>> begin
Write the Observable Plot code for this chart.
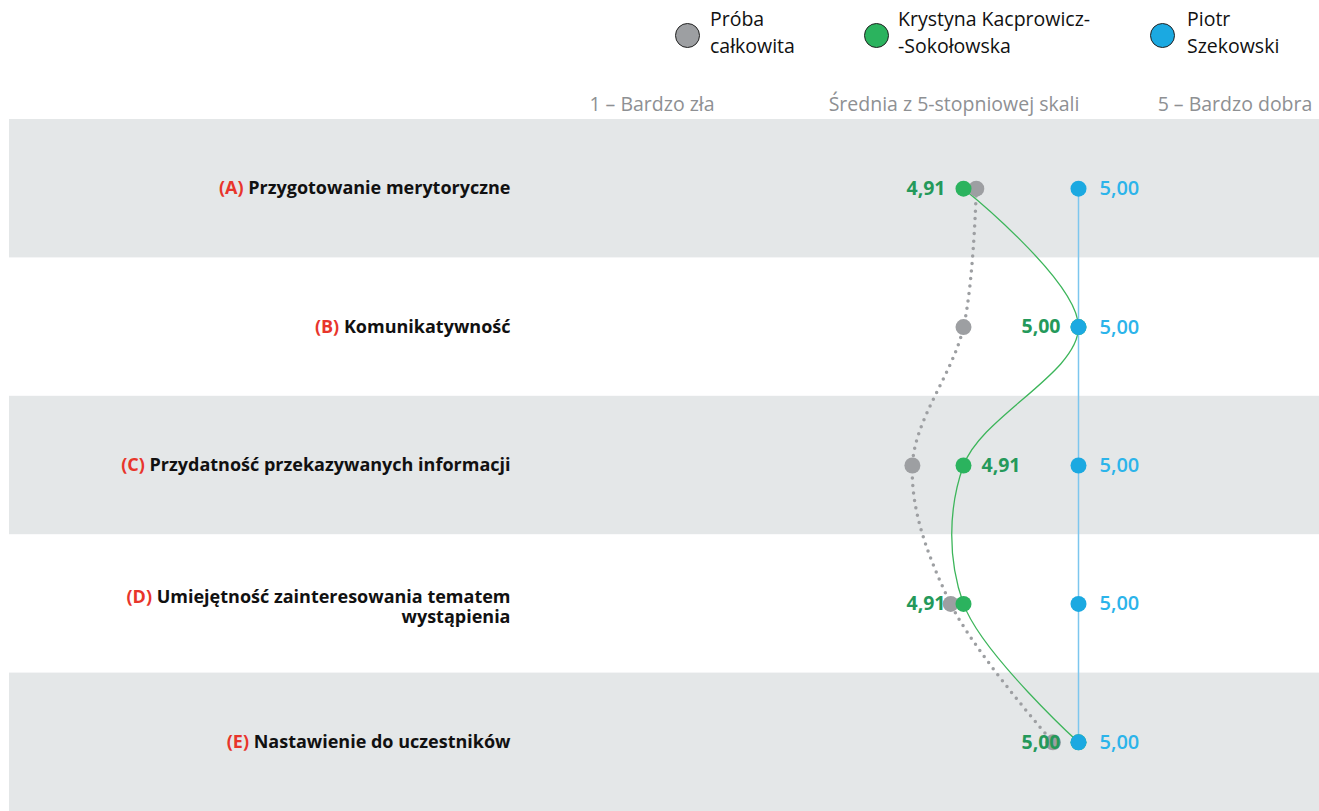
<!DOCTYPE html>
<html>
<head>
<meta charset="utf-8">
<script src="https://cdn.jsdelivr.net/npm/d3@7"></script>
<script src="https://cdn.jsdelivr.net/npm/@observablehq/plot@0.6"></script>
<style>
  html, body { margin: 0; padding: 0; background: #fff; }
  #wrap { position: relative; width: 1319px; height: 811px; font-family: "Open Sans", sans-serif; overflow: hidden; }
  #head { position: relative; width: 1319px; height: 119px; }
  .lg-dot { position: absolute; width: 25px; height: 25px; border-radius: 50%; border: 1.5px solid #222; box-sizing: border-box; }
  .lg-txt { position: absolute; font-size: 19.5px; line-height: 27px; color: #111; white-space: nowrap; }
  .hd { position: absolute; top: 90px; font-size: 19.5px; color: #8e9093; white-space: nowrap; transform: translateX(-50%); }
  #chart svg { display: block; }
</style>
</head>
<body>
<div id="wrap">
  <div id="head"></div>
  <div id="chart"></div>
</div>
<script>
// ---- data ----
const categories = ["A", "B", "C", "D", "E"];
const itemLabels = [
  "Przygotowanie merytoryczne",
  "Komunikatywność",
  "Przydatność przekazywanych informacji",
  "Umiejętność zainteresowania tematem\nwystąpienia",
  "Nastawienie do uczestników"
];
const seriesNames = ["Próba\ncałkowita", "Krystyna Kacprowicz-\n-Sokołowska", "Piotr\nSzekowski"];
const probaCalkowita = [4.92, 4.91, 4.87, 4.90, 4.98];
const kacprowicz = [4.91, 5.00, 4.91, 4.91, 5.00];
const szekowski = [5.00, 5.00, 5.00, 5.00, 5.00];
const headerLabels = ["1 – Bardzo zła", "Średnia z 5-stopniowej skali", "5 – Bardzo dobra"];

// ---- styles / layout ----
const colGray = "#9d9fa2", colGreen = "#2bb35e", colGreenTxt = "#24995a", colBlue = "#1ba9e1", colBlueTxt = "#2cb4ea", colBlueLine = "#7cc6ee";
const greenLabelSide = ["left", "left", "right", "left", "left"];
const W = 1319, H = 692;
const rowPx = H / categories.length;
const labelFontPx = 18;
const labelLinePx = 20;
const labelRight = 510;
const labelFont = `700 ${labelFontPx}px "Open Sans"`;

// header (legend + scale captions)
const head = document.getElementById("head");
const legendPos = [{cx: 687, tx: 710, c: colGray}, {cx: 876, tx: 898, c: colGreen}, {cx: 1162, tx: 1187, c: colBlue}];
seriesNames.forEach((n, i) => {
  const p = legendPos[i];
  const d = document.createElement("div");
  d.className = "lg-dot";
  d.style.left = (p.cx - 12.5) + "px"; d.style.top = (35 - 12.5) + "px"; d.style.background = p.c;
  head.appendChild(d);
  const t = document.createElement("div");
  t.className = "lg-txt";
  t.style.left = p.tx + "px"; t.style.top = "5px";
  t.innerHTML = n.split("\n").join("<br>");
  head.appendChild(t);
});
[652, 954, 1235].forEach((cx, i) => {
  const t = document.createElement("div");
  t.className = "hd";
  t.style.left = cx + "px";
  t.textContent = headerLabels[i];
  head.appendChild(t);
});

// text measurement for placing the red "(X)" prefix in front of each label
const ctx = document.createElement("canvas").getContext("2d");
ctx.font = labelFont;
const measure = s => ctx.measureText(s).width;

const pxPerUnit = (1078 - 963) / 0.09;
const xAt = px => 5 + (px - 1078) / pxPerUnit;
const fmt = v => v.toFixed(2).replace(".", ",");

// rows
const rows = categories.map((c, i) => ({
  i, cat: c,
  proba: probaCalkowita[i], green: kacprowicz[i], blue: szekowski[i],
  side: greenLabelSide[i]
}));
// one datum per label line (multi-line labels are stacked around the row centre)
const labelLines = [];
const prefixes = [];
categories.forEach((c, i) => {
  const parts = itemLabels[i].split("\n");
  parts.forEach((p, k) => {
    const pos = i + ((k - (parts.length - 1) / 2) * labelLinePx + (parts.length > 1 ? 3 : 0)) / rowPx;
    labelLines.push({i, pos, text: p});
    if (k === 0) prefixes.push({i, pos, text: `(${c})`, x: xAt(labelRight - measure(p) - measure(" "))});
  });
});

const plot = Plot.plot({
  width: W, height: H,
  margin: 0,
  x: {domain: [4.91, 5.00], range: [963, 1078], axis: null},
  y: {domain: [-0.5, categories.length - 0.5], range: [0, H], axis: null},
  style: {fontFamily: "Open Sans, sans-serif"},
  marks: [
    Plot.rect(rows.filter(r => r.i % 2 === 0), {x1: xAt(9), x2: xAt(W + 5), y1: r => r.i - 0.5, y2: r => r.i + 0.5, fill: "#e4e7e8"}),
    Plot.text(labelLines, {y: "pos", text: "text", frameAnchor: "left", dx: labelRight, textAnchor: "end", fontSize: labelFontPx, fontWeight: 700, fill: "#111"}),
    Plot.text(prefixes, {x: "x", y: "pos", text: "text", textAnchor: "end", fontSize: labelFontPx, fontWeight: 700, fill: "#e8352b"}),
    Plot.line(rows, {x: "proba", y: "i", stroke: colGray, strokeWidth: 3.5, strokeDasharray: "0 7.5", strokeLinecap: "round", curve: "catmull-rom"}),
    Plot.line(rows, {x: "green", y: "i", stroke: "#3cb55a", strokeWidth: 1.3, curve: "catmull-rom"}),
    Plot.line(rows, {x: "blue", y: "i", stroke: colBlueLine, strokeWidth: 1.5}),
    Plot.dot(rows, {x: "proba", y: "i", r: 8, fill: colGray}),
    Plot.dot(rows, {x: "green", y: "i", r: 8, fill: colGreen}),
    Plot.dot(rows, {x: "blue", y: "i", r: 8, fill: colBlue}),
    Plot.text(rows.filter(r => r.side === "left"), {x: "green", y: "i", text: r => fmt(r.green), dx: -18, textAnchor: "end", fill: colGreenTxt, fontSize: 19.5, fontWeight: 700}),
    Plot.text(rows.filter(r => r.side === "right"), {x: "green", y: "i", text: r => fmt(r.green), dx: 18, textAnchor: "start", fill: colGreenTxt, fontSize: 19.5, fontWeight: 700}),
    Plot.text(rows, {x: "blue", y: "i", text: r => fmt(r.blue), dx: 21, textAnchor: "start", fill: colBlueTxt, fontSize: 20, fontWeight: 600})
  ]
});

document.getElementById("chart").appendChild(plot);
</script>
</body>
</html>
>> end
> **PROMPT**:
Scan the material above. Return every line containing the string "chart".

> **ANSWER BELOW**:
Write the Observable Plot code for this chart.
  #chart svg { display: block; }
  <div id="chart"></div>
document.getElementById("chart").appendChild(plot);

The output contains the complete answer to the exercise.